Education

Voters support extending taxes to pay for public schools, poll finds

File photo. A new poll finds voters support at least a partial extension of Proposition 30, a November 2012 ballot measure that has pumped about $13 billion into California public schools.
File photo. A new poll finds voters support at least a partial extension of Proposition 30, a November 2012 ballot measure that has pumped about $13 billion into California public schools.
Adolfo Guzman-Lopez/KPCC

A new poll out Thursday suggests broad backing for education funding in California, even if that means extending higher taxes due to expire next year.

The PACE/USC Rossier School of Education poll found that 63 percent of voters support continuing at least a portion of Proposition 30 — the 2012 ballot measure that increased the state sales tax by a quarter cent and nudged up income taxes for those earning $250,000 or more. 

"We’re seeing that perhaps there’s a little bit more optimism about where the schools are going," said University of Southern California education professor Julie Marsh, who helped develop the latest survey. Marsh said voters seem willing to fund that progress. 

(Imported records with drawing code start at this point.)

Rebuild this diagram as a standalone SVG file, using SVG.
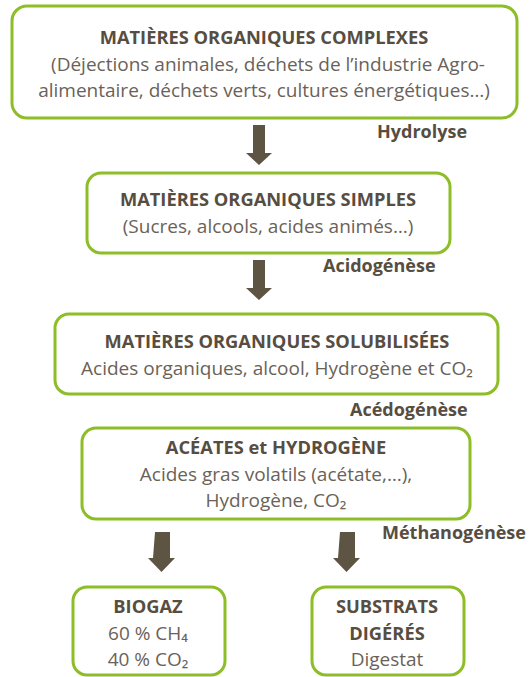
<svg xmlns="http://www.w3.org/2000/svg" width="529" height="677" viewBox="0 0 529 677">
<style>
.box{fill:#fff;stroke:#8dbd27;stroke-width:3}
text{font-family:"Open Sans",Lato,"Liberation Sans",sans-serif;fill:#574d40;text-anchor:middle}
.t{font-weight:bold;font-size:18.3px}
.s{font-size:19px;fill:#6a6258}
.l{font-weight:bold;font-size:18px;text-anchor:start}
.arr{fill:#5e5444}
</style>
<rect width="529" height="677" fill="#fff"/>
<g id="connectors">
<path class="arr" d="M253,125h12v28h7l-13,12l-13,-12h7z"/>
<path class="arr" d="M253,260h12v28h7l-13,12l-13,-12h7z"/>
<path class="arr" d="M155,532h15v26h5l-13.5,14l-13.5,-14h5z"/>
<path class="arr" d="M340,532h15v26h5l-13.5,14l-13.5,-14h5z"/>
<text class="l" x="377" y="138">Hydrolyse</text>
<text class="l" x="323" y="272">Acidogénèse</text>
<text class="l" x="350" y="416">Acédogénèse</text>
<text class="l" x="382" y="539">Méthanogénèse</text>
</g>
<g id="n1">
<rect class="box" x="12" y="6" width="505" height="112" rx="15"/>
<text class="t" x="264" y="44">MATIÈRES ORGANIQUES COMPLEXES</text>
<text class="s" x="268" y="71">(Déjections animales, déchets de l’industrie Agro-</text>
<text class="s" x="264" y="97">alimentaire, déchets verts, cultures énergétiques…)</text>
</g>
<g id="n2">
<rect class="box" x="87" y="173" width="363" height="80" rx="14"/>
<text class="t" x="268" y="206">MATIÈRES ORGANIQUES SIMPLES</text>
<text class="s" x="268" y="233">(Sucres, alcools, acides animés…)</text>
</g>
<g id="n3">
<rect class="box" x="55" y="314" width="443" height="80" rx="14"/>
<text class="t" x="277" y="348">MATIÈRES ORGANIQUES SOLUBILISÉES</text>
<text class="s" x="277" y="375">Acides organiques, alcool, Hydrogène et CO₂</text>
</g>
<g id="n4">
<rect class="box" x="82" y="428" width="388" height="91" rx="14"/>
<text class="t" x="276" y="454">ACÉATES et HYDROGÈNE</text>
<text class="s" x="276" y="481">Acides gras volatils (acétate,…),</text>
<text class="s" x="276" y="507">Hydrogène, CO₂</text>
</g>
<g id="n5">
<rect class="box" x="73" y="587" width="152" height="88" rx="14"/>
<text class="t" x="148" y="613">BIOGAZ</text>
<text class="s" x="148" y="640">60 % CH₄</text>
<text class="s" x="148" y="666">40 % CO₂</text>
</g>
<g id="n6">
<rect class="box" x="312" y="587" width="152" height="88" rx="14"/>
<text class="t" x="387" y="613">SUBSTRATS</text>
<text class="t" x="387" y="640">DIGÉRÉS</text>
<text class="s" x="387" y="666">Digestat</text>
</g>
</svg>
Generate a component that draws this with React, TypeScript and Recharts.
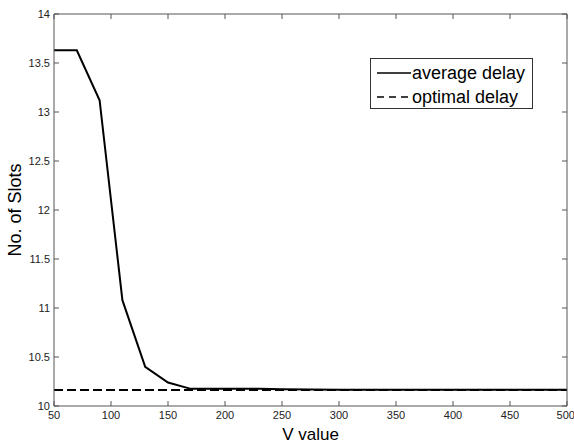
import { LineChart, Line, XAxis, YAxis } from "recharts";

const vValues = [50, 70, 90, 110, 130, 150, 170, 190, 210, 230, 250, 300, 350, 400, 450, 500];
const averageDelay = [13.63, 13.63, 13.12, 11.08, 10.4, 10.24, 10.175, 10.175, 10.175, 10.175, 10.172, 10.165, 10.165, 10.165, 10.165, 10.165];
const optimalDelay = [10.163, 10.163, 10.163, 10.163, 10.163, 10.163, 10.163, 10.163, 10.163, 10.163, 10.163, 10.163, 10.163, 10.163, 10.163, 10.163];

const xTicks = [50, 100, 150, 200, 250, 300, 350, 400, 450, 500];
const yTicks = [10, 10.5, 11, 11.5, 12, 12.5, 13, 13.5, 14];

const data = vValues.map((v, i) => ({
  v,
  avg: averageDelay[i],
  opt: optimalDelay[i],
}));

const FONT = "'Liberation Sans', Arial, sans-serif";
const AXIS = "#555";

function LegendBox() {
  const row = (dash: string | undefined, label: string) => (
    <div style={{ display: "flex", alignItems: "center", height: 24 }}>
      <svg width={36} height={10}>
        <line x1={2} y1={5} x2={36} y2={5} stroke="#000" strokeWidth={1.6} strokeDasharray={dash} />
      </svg>
      <span style={{ marginLeft: 1 }}>{label}</span>
    </div>
  );
  return (
    <div
      style={{
        position: "absolute",
        left: 370,
        top: 58,
        border: "1px solid #333",
        background: "#fff",
        width: 163,
        height: 51,
        boxSizing: "border-box",
        padding: "2px 0 0 4px",
        fontFamily: FONT,
        fontSize: 18,
        color: "#000",
        lineHeight: "24px",
      }}
    >
      {row(undefined, "average delay")}
      {row("7 5", "optimal delay")}
    </div>
  );
}

export default function App() {
  return (
    <div style={{ position: "absolute", left: 0, top: 0, width: 574, height: 443, background: "#fff" }}>
      <LineChart
        width={574}
        height={443}
        data={data}
        margin={{ top: 13, right: 6, bottom: 7, left: 10 }}
      >
        <XAxis
          dataKey="v"
          type="number"
          domain={[50, 500]}
          ticks={xTicks}
          allowDataOverflow
          height={30}
          stroke={AXIS}
          tickSize={-5}
          tickMargin={10}
          tick={{ fill: "#222", fontSize: 11, fontFamily: FONT }}
          label={{ value: "V value", position: "insideBottom", offset: -4, fill: "#000", fontSize: 17, fontFamily: FONT }}
        />
        <XAxis
          xAxisId="top"
          dataKey="v"
          orientation="top"
          type="number"
          domain={[50, 500]}
          ticks={xTicks}
          height={1}
          stroke={AXIS}
          tickSize={-5}
          tick={() => <g />}
        />
        <YAxis
          type="number"
          domain={[10, 14]}
          ticks={yTicks}
          allowDataOverflow
          width={44}
          stroke={AXIS}
          tickSize={-5}
          tickMargin={9}
          tick={{ fill: "#222", fontSize: 11, fontFamily: FONT }}
          label={{ value: "No. of Slots", angle: -90, position: "insideLeft", offset: 5, fill: "#000", fontSize: 18, fontFamily: FONT, style: { textAnchor: "middle" } }}
        />
        <YAxis
          yAxisId="right"
          orientation="right"
          type="number"
          domain={[10, 14]}
          ticks={yTicks}
          width={1}
          stroke={AXIS}
          tickSize={-5}
          tick={() => <g />}
        />
        <Line
          xAxisId="top"
          yAxisId="right"
          dataKey="opt"
          stroke="none"
          strokeWidth={0}
          dot={false}
          activeDot={false}
          isAnimationActive={false}
        />
        <Line
          dataKey="opt"
          stroke="#000"
          strokeWidth={2}
          strokeDasharray="9 4"
          dot={false}
          isAnimationActive={false}
        />
        <Line
          dataKey="avg"
          stroke="#000"
          strokeWidth={2}
          dot={false}
          isAnimationActive={false}
        />
      </LineChart>
      <LegendBox />
    </div>
  );
}
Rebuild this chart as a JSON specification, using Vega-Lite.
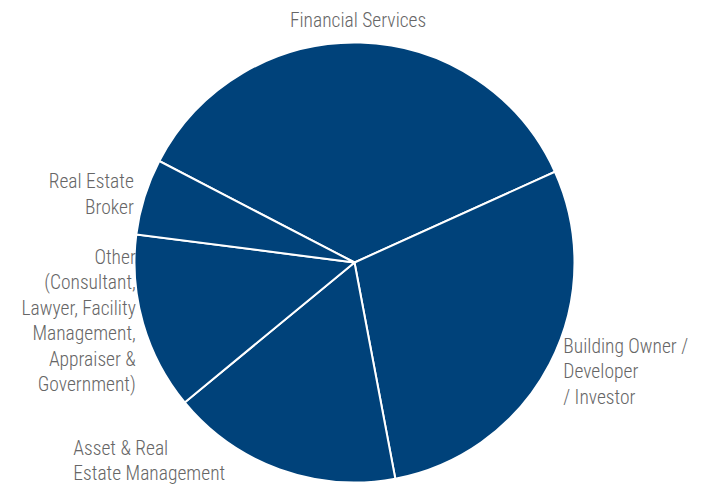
{
  "$schema": "https://vega.github.io/schema/vega-lite/v6.json",
  "width": 709,
  "height": 445,
  "autosize": {"type": "none"},
  "padding": {"top": 40, "left": 0, "right": 0, "bottom": 0},
  "background": "white",
  "view": {"stroke": null},
  "data": {
    "values": [
      {"sector": "Financial Services", "share": 35.6, "order": 1, "label": "Financial Services"},
      {"sector": "Building Owner / Developer / Investor", "share": 28.8, "order": 2, "label": "Building Owner /\nDeveloper\n/ Investor"},
      {"sector": "Asset & Real Estate Management", "share": 17.0, "order": 3, "label": "Asset & Real\nEstate Management"},
      {"sector": "Other", "share": 13.0, "order": 4, "label": "Other\n(Consultant,\nLawyer, Facility\nManagement,\nAppraiser &\nGovernment)"},
      {"sector": "Real Estate Broker", "share": 5.6, "order": 5, "label": "Real Estate\nBroker"}
    ]
  },
  "encoding": {
    "theta": {"field": "share", "type": "quantitative", "stack": true, "scale": {"range": [5.192, 11.475]}},
    "order": {"field": "order", "type": "quantitative"}
  },
  "layer": [
    {
      "mark": {"type": "arc", "outerRadius": 220, "fill": "#00427a", "stroke": "white", "strokeWidth": 2}
    },
    {
      "mark": {"type": "text", "radius": 242, "align": "center", "baseline": "middle", "dx": -3, "font": "Roboto Condensed, Liberation Sans Narrow, sans-serif", "fontWeight": 300, "fontSize": 19.5, "lineHeight": 25.5, "lineBreak": "\n", "fill": "#666666"},
      "encoding": {"text": {"condition": {"test": "datum.order == 1", "field": "label"}, "value": ""}}
    },
    {
      "mark": {"type": "text", "radius": 237.6, "align": "left", "baseline": "middle", "dx": -2, "dy": -25.5, "font": "Roboto Condensed, Liberation Sans Narrow, sans-serif", "fontWeight": 300, "fontSize": 19.5, "lineHeight": 25.5, "lineBreak": "\n", "fill": "#666666"},
      "encoding": {"text": {"condition": {"test": "datum.order == 2", "field": "label"}, "value": ""}}
    },
    {
      "mark": {"type": "text", "radius": 212, "align": "left", "baseline": "middle", "dx": -209, "dy": -13, "font": "Roboto Condensed, Liberation Sans Narrow, sans-serif", "fontWeight": 300, "fontSize": 19.5, "lineHeight": 25.5, "lineBreak": "\n", "fill": "#666666"},
      "encoding": {"text": {"condition": {"test": "datum.order == 3", "field": "label"}, "value": ""}}
    },
    {
      "mark": {"type": "text", "radius": 212, "align": "right", "baseline": "middle", "dx": -15, "dy": -63.5, "font": "Roboto Condensed, Liberation Sans Narrow, sans-serif", "fontWeight": 300, "fontSize": 19.5, "lineHeight": 25.5, "lineBreak": "\n", "fill": "#666666"},
      "encoding": {"text": {"condition": {"test": "datum.order == 4", "field": "label"}, "value": ""}}
    },
    {
      "mark": {"type": "text", "radius": 227, "align": "right", "baseline": "middle", "dx": -4, "dy": -12.5, "font": "Roboto Condensed, Liberation Sans Narrow, sans-serif", "fontWeight": 300, "fontSize": 19.5, "lineHeight": 25.5, "lineBreak": "\n", "fill": "#666666"},
      "encoding": {"text": {"condition": {"test": "datum.order == 5", "field": "label"}, "value": ""}}
    }
  ]
}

Those surveyed who believe California public schools have improved increased from just 7 percent in 2012 to 17 percent in 2015. The poll surveyed 2,411 registered California voters. The margin of error was plus or minus 2.9 percentage points for the overall sample. 

So far, Proposition 30 has pumped about $13 billion into California public schools.

"I believe it's been critical," Marsh said. "Districts and schools are counting on that continued funding source."

The tax increases are set to expire at the end of 2016 unless reauthorized.